## WHAT YOU WILL DO
Copy exactly, and only, the lines starting at the line with "Clone this chart in Bokeh." and ending at the line with "0.367, 0.207, 0.09]". Leave every picture out of the copy.

-*-

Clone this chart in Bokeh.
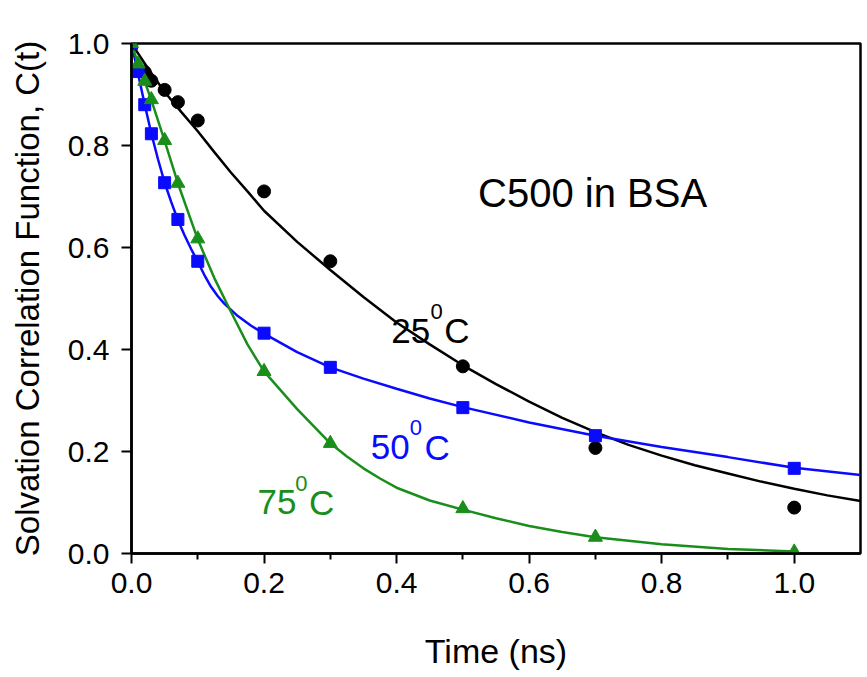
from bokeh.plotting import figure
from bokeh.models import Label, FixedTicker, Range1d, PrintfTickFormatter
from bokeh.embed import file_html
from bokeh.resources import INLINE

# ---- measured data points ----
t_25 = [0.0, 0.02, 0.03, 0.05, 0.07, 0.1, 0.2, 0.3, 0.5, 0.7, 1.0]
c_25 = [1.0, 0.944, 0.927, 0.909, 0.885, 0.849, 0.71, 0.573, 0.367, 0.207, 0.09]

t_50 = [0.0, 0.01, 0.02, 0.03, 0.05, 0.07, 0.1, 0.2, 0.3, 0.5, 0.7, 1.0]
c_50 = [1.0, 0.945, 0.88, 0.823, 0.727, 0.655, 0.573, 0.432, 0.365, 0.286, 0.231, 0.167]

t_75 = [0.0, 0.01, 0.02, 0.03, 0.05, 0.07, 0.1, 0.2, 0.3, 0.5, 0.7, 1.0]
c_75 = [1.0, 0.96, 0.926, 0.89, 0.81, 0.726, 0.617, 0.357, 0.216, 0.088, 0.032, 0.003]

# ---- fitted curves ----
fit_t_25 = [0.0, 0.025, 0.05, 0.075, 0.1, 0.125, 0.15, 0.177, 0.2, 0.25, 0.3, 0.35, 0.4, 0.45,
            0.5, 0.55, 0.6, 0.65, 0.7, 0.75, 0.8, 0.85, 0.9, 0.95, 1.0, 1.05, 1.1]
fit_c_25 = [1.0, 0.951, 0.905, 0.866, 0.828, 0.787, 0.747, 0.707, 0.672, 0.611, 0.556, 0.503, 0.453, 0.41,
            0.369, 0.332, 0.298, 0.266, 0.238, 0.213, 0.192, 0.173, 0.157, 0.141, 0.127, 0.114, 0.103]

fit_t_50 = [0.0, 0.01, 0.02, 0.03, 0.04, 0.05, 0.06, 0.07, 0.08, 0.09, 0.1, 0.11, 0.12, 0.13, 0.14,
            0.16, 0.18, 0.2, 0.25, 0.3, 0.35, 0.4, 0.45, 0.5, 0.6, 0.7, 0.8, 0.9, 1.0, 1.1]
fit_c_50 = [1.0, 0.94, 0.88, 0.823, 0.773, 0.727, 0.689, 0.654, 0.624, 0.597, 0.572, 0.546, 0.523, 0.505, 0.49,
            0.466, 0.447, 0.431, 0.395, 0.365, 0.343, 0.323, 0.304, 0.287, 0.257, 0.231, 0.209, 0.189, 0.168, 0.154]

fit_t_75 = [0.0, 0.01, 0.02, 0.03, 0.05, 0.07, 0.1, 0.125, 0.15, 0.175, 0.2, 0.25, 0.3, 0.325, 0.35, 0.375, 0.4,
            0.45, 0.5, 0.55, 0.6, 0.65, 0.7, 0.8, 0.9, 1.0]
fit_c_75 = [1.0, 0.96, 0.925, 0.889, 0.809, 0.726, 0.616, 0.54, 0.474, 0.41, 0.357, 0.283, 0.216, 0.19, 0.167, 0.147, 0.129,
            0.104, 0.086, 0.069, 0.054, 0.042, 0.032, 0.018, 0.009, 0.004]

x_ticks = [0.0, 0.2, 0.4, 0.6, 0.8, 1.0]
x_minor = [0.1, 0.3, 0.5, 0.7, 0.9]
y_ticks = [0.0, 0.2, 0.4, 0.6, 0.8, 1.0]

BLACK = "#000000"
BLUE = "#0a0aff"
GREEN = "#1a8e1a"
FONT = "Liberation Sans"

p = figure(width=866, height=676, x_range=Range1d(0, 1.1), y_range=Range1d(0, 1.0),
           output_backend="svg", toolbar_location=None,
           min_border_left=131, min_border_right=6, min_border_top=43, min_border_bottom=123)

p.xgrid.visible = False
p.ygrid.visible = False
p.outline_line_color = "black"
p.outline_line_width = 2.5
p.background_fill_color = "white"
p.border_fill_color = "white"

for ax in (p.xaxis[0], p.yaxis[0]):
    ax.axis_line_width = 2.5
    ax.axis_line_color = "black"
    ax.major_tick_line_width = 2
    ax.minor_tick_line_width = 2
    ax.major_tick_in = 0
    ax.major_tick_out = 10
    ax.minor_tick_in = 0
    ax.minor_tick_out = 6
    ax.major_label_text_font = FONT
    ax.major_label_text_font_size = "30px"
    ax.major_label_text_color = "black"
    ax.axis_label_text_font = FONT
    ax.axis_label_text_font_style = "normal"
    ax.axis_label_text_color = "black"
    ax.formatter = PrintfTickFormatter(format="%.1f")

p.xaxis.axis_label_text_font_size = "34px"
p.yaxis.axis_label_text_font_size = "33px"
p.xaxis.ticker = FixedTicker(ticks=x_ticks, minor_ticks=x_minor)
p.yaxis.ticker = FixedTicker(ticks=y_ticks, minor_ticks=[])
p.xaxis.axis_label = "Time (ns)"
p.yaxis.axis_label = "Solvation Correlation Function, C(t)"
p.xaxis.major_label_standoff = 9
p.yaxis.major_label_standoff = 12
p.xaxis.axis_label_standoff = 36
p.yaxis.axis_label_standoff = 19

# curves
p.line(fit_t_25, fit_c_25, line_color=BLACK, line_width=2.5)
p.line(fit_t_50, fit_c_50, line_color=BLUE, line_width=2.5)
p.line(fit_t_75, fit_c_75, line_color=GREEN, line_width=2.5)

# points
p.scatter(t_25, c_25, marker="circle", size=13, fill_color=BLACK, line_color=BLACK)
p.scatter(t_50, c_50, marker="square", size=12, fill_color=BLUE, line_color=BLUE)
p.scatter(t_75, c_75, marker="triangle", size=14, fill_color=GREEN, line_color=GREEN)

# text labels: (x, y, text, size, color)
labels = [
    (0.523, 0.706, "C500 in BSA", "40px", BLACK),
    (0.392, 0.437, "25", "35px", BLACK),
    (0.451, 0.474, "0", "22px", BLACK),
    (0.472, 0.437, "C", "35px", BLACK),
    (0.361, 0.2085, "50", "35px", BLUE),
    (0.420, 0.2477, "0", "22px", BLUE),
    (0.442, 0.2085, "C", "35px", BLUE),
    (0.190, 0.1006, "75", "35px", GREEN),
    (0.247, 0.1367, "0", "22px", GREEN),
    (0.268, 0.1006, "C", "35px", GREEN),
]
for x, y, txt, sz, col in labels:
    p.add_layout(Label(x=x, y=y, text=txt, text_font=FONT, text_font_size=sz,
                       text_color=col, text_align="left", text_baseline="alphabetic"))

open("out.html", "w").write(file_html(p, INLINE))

-*-

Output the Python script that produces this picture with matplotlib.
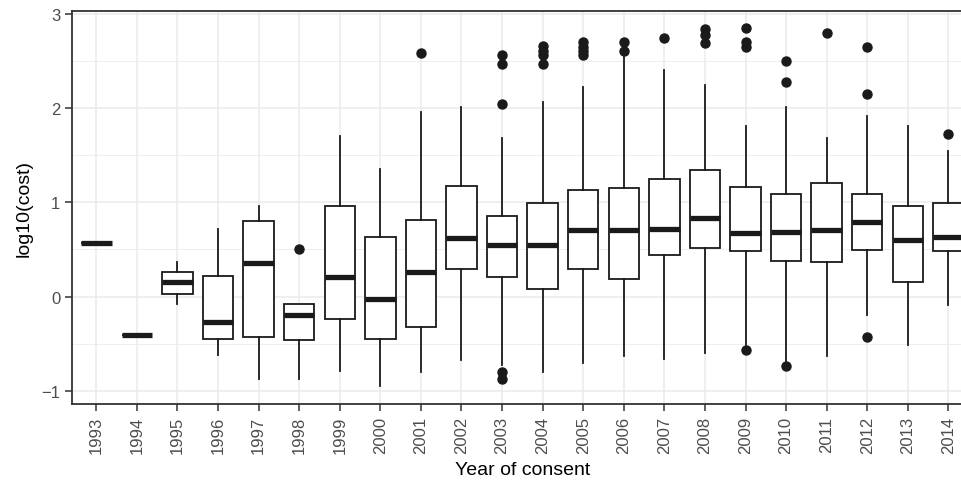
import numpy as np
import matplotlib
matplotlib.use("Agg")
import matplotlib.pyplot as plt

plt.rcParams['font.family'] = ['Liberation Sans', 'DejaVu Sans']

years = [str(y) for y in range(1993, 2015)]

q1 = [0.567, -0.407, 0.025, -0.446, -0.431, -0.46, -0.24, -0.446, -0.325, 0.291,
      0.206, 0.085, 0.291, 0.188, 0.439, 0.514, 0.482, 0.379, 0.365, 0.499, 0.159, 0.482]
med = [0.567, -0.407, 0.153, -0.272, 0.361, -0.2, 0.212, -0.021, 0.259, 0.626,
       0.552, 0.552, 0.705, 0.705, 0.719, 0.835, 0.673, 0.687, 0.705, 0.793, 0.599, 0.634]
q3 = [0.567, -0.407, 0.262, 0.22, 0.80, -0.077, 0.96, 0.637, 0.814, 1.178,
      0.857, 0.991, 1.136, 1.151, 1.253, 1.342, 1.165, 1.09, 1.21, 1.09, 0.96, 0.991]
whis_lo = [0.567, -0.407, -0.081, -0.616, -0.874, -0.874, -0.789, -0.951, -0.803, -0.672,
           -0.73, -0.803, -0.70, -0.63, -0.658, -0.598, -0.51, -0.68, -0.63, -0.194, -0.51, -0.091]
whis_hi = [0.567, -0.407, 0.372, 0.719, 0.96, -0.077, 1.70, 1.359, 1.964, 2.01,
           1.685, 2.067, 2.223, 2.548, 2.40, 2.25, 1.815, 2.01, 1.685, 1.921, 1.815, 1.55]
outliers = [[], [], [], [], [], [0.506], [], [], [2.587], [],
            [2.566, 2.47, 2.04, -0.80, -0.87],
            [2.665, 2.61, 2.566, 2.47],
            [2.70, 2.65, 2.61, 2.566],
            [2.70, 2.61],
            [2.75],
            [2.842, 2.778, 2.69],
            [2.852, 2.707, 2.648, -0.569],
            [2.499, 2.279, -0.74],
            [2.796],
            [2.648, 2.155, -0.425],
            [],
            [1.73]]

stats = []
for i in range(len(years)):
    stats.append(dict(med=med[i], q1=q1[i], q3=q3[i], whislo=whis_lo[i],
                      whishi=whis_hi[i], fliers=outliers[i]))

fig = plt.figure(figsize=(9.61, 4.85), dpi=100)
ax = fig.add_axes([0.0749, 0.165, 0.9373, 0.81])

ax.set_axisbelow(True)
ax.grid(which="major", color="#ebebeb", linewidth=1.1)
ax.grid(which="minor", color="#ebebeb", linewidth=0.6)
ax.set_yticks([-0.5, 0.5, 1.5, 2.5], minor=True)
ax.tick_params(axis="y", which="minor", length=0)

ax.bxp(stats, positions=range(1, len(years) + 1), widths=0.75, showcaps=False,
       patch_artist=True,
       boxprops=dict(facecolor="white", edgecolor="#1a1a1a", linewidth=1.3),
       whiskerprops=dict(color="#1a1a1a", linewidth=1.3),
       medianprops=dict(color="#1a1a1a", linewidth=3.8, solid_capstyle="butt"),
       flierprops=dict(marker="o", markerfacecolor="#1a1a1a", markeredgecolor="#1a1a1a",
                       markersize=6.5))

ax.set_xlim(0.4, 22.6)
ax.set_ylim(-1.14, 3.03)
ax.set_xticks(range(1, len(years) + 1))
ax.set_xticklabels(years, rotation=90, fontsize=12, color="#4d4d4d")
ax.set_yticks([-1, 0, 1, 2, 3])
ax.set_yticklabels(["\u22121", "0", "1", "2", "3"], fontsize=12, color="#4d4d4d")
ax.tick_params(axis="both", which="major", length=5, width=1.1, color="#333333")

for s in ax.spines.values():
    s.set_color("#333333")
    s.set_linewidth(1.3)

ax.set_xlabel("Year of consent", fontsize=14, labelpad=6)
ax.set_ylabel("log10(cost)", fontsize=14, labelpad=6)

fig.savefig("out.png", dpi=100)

-*-

## WRITTEN RESPONSE
Clone this chart in Bokeh.
from bokeh.plotting import figure
from bokeh.models import Label, FixedTicker, Range1d, PrintfTickFormatter
from bokeh.embed import file_html
from bokeh.resources import INLINE

# ---- measured data points ----
t_25 = [0.0, 0.02, 0.03, 0.05, 0.07, 0.1, 0.2, 0.3, 0.5, 0.7, 1.0]
c_25 = [1.0, 0.944, 0.927, 0.909, 0.885, 0.849, 0.71, 0.573, 0.367, 0.207, 0.09]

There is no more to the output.